# Data Preprocessing with Seaborn Datasets
You will practice data preprocessing techniques using Seaborn datasets: **Tips**, **Flights**, and **Titanic**.
We will cover:
- Handling Missing Values
- Feature Scaling
- Encoding
- Binning
- Normalization

Each step includes explanation, justification, and trade-off analysis.

In [None]:
# Imports
import seaborn as sns
import pandas as pd
import numpy as np
from sklearn.preprocessing import StandardScaler, MinMaxScaler, LabelEncoder
import matplotlib.pyplot as plt
import warnings
warnings.filterwarnings('ignore')

In [None]:
# Load datasets
tips = sns.load_dataset('tips')
flights = sns.load_dataset('flights')
titanic = sns.load_dataset('titanic')
tips.head(), flights.head(), titanic.head()

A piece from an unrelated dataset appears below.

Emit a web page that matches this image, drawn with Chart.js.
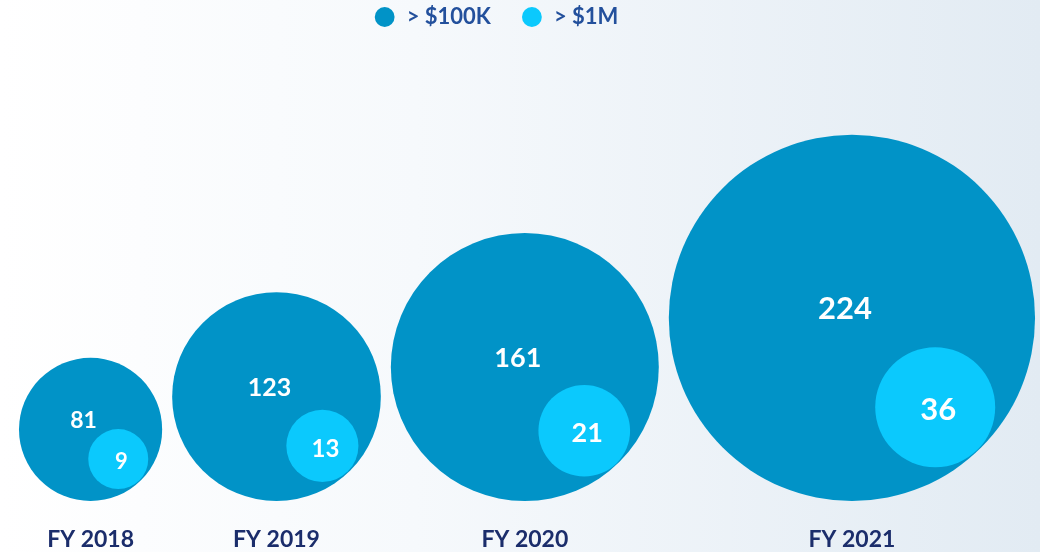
<!DOCTYPE html>
<html>
<head>
<meta charset="utf-8">
<script src="https://cdn.jsdelivr.net/npm/chart.js@4.4.1/dist/chart.umd.min.js"></script>
<style>
  html, body { margin: 0; padding: 0; }
  body {
    width: 1040px; height: 552px; overflow: hidden;
    background: linear-gradient(90deg, #ffffff 0%, #f6f9fc 40%, #e2ebf3 100%);
  }
  canvas { display: block; }
</style>
</head>
<body>
<canvas id="c" width="1040" height="552"></canvas>
<script>
const years = ['FY 2018', 'FY 2019', 'FY 2020', 'FY 2021'];
const over100k = [81, 123, 161, 224];
const over1m = [9, 13, 21, 36];
const seriesNames = ['> $100K', '> $1M'];

const BIG = '#0193c7';
const SMALL = '#0bc9fd';
const NAVY = '#1b2d6b';
const LEGEND_TEXT = '#23509c';
const FONT = 'Lato, "Open Sans", sans-serif';

// the slide sized its bubbles by eye, these two fits come close
const rBig = v => 8.4 + 0.78*v;
const rSmall = v => 10*Math.sqrt(v);

const BASE = 51;    // bottom of the big bubbles, units above canvas bottom
const LEFT = 19;
const GAP = 10;
const ANGLE = 47*Math.PI/180;  // small bubble sits in the lower right, touching inside

let cursor = LEFT;
const bigPts = over100k.map(v=>{
  let r = rBig(v);
  let x = cursor + r;
  cursor += 2*r + GAP;
  return {x, y: BASE + r, r, v};
});
const smallPts = over1m.map((v,i)=>{
  let b = bigPts[i];
  let r = rSmall(v);
  let d = b.r - r - 1;
  return {x: b.x + d*Math.cos(ANGLE), y: b.y - d*Math.sin(ANGLE), r, v};
});

// one unit = one pixel, whatever room the legend takes
const pixelUnits = (scale)=>{
  scale.min = 0;
  scale.max = scale.isHorizontal() ? scale.width : scale.height;
};

const labelPlugin = {
  id: 'bubbleLabels',
  afterDatasetsDraw(chart) {
    let {ctx} = chart;
    let xs = chart.scales.x;
    ctx.save();
    ctx.textAlign = 'center';
    ctx.textBaseline = 'middle';
    ctx.fillStyle = '#ffffff';
    chart.getDatasetMeta(0).data.forEach((el,i)=>{
      let r = bigPts[i].r;
      ctx.font = `bold ${Math.round(18 + 0.07*r)}px ${FONT}`;
      ctx.fillText(String(over100k[i]), el.x - 7, el.y - 9);
    });
    chart.getDatasetMeta(1).data.forEach((el,i)=>{
      let r = smallPts[i].r;
      ctx.font = `bold ${Math.round(13 + 0.3*r)}px ${FONT}`;
      ctx.fillText(String(over1m[i]), el.x + 3, el.y + 3);
    });
    ctx.fillStyle = NAVY;
    ctx.font = `bold 23px ${FONT}`;
    years.forEach((y,i)=>{
      ctx.fillText(y, xs.getPixelForValue(bigPts[i].x), 540);
    });
    ctx.restore();
  }
};

new Chart(document.getElementById('c'), {
  type: 'bubble',
  data: {
    datasets: [{
      label: seriesNames[0],
      data: bigPts,
      backgroundColor: BIG,
      borderWidth: 0,
      hoverRadius: 0,
      pointStyle: 'circle',
      clip: false,
      order: 2,
    }, {
      label: seriesNames[1],
      data: smallPts,
      backgroundColor: SMALL,
      borderWidth: 0,
      hoverRadius: 0,
      pointStyle: 'circle',
      clip: false,
      order: 1,
    }],
  },
  options: {
    responsive: false,
    animation: false,
    events: [],
    layout: { autoPadding: false, padding: { top: -24, right: 48, left: 0, bottom: 0 } },
    scales: {
      x: { display: false, bounds: 'data', afterDataLimits: pixelUnits },
      y: { display: false, bounds: 'data', afterDataLimits: pixelUnits },
    },
    plugins: {
      tooltip: { enabled: false },
      legend: {
        position: 'top',
        align: 'center',
        labels: {
          usePointStyle: true,
          boxHeight: 14,
          padding: 30,
          color: LEGEND_TEXT,
          font: { family: FONT, size: 22, weight: 'bold' },
          sort: (a,b)=>a.datasetIndex - b.datasetIndex,
        },
      },
    },
  },
  plugins: [labelPlugin],
});
</script>
</body>
</html>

## Handling Missing Values

In [None]:
# Check missing values
titanic.isnull().sum()

In [None]:
# Fill missing age with median, embark_town with mode, and drop deck due to too many nulls
titanic['age'].fillna(titanic['age'].median(), inplace=True)
titanic['embark_town'].fillna(titanic['embark_town'].mode()[0], inplace=True)
titanic.drop(columns=['deck'], inplace=True)
titanic.isnull().sum()

## Feature Scaling

In [None]:
# Standard scaling 'total_bill' and 'tip' from tips
scaler = StandardScaler()
tips[['total_bill_scaled', 'tip_scaled']] = scaler.fit_transform(tips[['total_bill', 'tip']])
tips.head()

## Encoding

In [None]:
# Encode 'sex' and 'embarked' in Titanic
le = LabelEncoder()
titanic['sex_encoded'] = le.fit_transform(titanic['sex'])
titanic['embarked_encoded'] = le.fit_transform(titanic['embarked'].astype(str))
titanic[['sex', 'sex_encoded', 'embarked', 'embarked_encoded']].head()

## Binning

In [None]:
# Bin age into categories in Titanic
bins = [0, 12, 20, 40, 60, 100]
labels = ['Child', 'Teen', 'Adult', 'Middle Age', 'Senior']
titanic['age_group'] = pd.cut(titanic['age'], bins=bins, labels=labels)
titanic[['age', 'age_group']].head()

## Normalization

In [None]:
# Normalize passenger counts in Flights dataset
min_max = MinMaxScaler()
flights['passengers_normalized'] = min_max.fit_transform(flights[['passengers']])
flights.head()

## Conclusion
All preprocessing steps have been applied. Justify your methods based on data distribution, scale requirements, and ML algorithm expectations.